In your OrCAD schematic the negative input terminal of the voltage-controlled voltage source E1 should not be connected to ground; it should be connected to the right hand side of resistor R2—i.e., to the circuit node that connects components C2, R2, R3, and C4. (Note that in the original figure, voltage v is the voltage drop across resistor R2; it is not the voltage from R2's left side to ground, which is how you've wired E1's inputs.)
I'm not sure why you've added capacitor C4; that part isn't shown in your original figure, and its presence alters the behavior of the original circuit—i.e., the original circuit and your OrCAD circuit are not equivalent due to the presence of capacitor C4.

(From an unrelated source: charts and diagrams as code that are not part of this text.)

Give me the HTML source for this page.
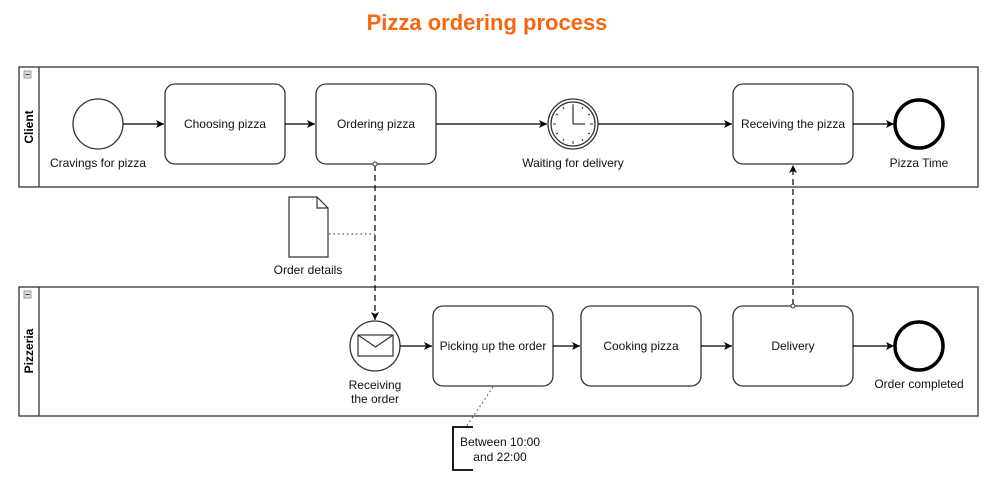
<!DOCTYPE html>
<html><head><style>
body{margin:0;background:#fff;}
svg text{font-family:"Liberation Sans",Arial,sans-serif;}
</style></head><body>
<svg width="1000" height="481" viewBox="0 0 1000 481" xmlns="http://www.w3.org/2000/svg">
<defs>
<marker id="a" markerWidth="10" markerHeight="10" refX="8" refY="5" orient="auto" markerUnits="userSpaceOnUse"><path d="M0,1 L8,5 L0,9 L2,5 Z" fill="#000"/></marker>
</defs>
<text x="487" y="30" text-anchor="middle" font-size="22" font-weight="bold" fill="#f5670f">Pizza ordering process</text>
<g stroke="#333" stroke-width="1.3" fill="#fff">
<rect x="19" y="67" width="959" height="120"/>
<line x1="39" y1="67" x2="39" y2="187"/>
<rect x="19" y="287" width="959" height="129"/>
<line x1="39" y1="287" x2="39" y2="416"/>
</g>
<g fill="#ddd" stroke="#888" stroke-width="0.8"><rect x="24" y="71" width="7" height="7"/><rect x="24" y="291" width="7" height="7"/></g>
<g stroke="#333" stroke-width="1"><line x1="25.5" y1="74.5" x2="29.5" y2="74.5"/><line x1="25.5" y1="294.5" x2="29.5" y2="294.5"/></g>
<text transform="translate(33,127) rotate(-90)" text-anchor="middle" font-size="12" font-weight="bold">Client</text>
<text transform="translate(33,351) rotate(-90)" text-anchor="middle" font-size="12" font-weight="bold">Pizzeria</text>
<g stroke="#333" stroke-width="1.3" fill="#fff">
<circle cx="98" cy="124" r="25"/>
<rect x="165" y="84" width="120" height="80" rx="10"/>
<rect x="316" y="84" width="120" height="80" rx="10"/>
<rect x="733" y="84" width="120" height="80" rx="10"/>
<rect x="433" y="306" width="120" height="80" rx="10"/>
<rect x="581" y="306" width="120" height="80" rx="10"/>
<rect x="733" y="306" width="120" height="80" rx="10"/>
<circle cx="375" cy="346" r="25"/>
<circle cx="573" cy="124" r="25"/><circle cx="573" cy="124" r="22"/>
</g>
<g stroke="#000" stroke-width="3.5" fill="#fff"><circle cx="919" cy="124" r="24"/><circle cx="919" cy="346" r="24"/></g>
<g stroke="#333" stroke-width="1.2" fill="none">
<line x1="573" y1="106" x2="573" y2="124"/><line x1="573" y1="124" x2="585" y2="124"/>
<rect x="358" y="335" width="35" height="21" fill="#fff"/><polyline points="358,335 375.5,347 393,335"/>
<path d="M289,197 H317 L328,208 V257 H289 Z" fill="#fff"/><polyline points="317,197 317,208 328,208"/>
<polyline points="473,427 453,427 453,470 473,470" stroke="#000" stroke-width="1.8"/>
</g>
<g stroke="#333" stroke-width="1">
<line x1="573" y1="104" x2="573" y2="107"/><line x1="573" y1="141" x2="573" y2="144"/><line x1="553" y1="124" x2="556" y2="124"/><line x1="590" y1="124" x2="593" y2="124"/>
<line x1="583" y1="107" x2="582" y2="109"/><line x1="590" y1="114" x2="588" y2="115"/><line x1="590" y1="134" x2="588" y2="133"/><line x1="583" y1="141" x2="582" y2="139"/>
<line x1="563" y1="107" x2="564" y2="109"/><line x1="556" y1="114" x2="558" y2="115"/><line x1="556" y1="134" x2="558" y2="133"/><line x1="563" y1="141" x2="564" y2="139"/>
</g>
<g stroke="#000" stroke-width="1.2" fill="none" marker-end="url(#a)">
<line x1="123" y1="124" x2="164" y2="124"/>
<line x1="285" y1="124" x2="315" y2="124"/>
<line x1="436" y1="124" x2="547" y2="124"/>
<line x1="598" y1="124" x2="732" y2="124"/>
<line x1="853" y1="124" x2="894" y2="124"/>
<line x1="400" y1="346" x2="432" y2="346"/>
<line x1="553" y1="346" x2="580" y2="346"/>
<line x1="701" y1="346" x2="732" y2="346"/>
<line x1="853" y1="346" x2="894" y2="346"/>
<line x1="375" y1="165" x2="375" y2="320" stroke-dasharray="6,4"/>
<line x1="793" y1="305" x2="793" y2="165" stroke-dasharray="6,4"/>
</g>
<g fill="#fff" stroke="#333"><circle cx="375" cy="164" r="2"/><circle cx="793" cy="306" r="2"/></g>
<g stroke="#555" stroke-width="1.2" stroke-dasharray="1.5,3" fill="none">
<line x1="329" y1="234" x2="375" y2="234"/>
<line x1="493" y1="387" x2="466" y2="427"/>
</g>
<g font-size="12" fill="#111" text-anchor="middle">
<text x="225" y="128">Choosing pizza</text>
<text x="376" y="128">Ordering pizza</text>
<text x="793" y="128">Receiving the pizza</text>
<text x="493" y="350">Picking up the order</text>
<text x="641" y="350">Cooking pizza</text>
<text x="793" y="350">Delivery</text>
<text x="98" y="167">Cravings for pizza</text>
<text x="573" y="167">Waiting for delivery</text>
<text x="919" y="167">Pizza Time</text>
<text x="308" y="274">Order details</text>
<text x="375" y="389">Receiving</text>
<text x="375" y="403">the order</text>
<text x="919" y="388">Order completed</text>
<text x="500" y="446">Between 10:00</text>
<text x="500" y="461">and 22:00</text>
</g>
</svg>
</body></html>
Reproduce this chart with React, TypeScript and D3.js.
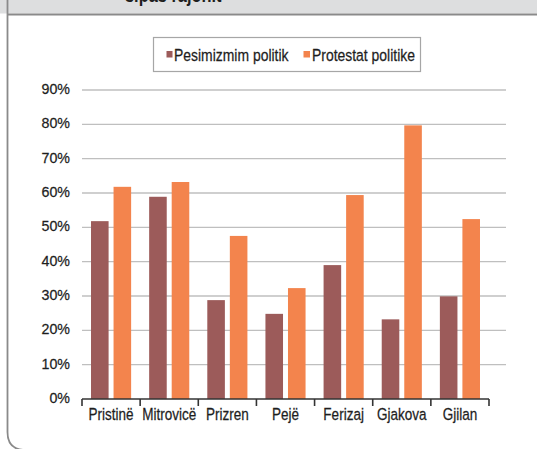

If you want to run an AC analysis of the circuit (e.g., an "AC Sweep/Noise" frequency analysis), your voltage source Vin should be an AC voltage source that's compatible with AC Sweep simulations, and not a DC voltage source (VDC) which is what you are currently using. In older versions of PSpice the AC voltage source parts that should be used with AC Sweep analysis are called VAC or VSRC; in present-day versions of OrCAD PSpice you can also use a part called VSIN. For what it's worth, when performing an AC Sweep analysis, I usually set the AC voltage source's amplitude to 1 Volt for mathematical convenience (e.g., voltage gain = 20 log (Vout/Vin), and with Vin=1V this simplifies to voltage gain = 20 log (Vout)).
Also I changed the GAIN of E to 100000, does that work?
Yes. You could also specify the gain value as 100k or 100K with no spaces between the '100' and the 'k'.
One side comment. The SPICE language is case insensitive, so the units prefixes 'm' and 'M' are equivalent and both mean 'milli'—e.g., 0.001 = 1m = 1M = 1E-3. If you need to specify 'mega' (e.g., megaohm), type 'meg' or 'MEG'—e.g., 1000000 = 1meg = 1MEG = 1E6.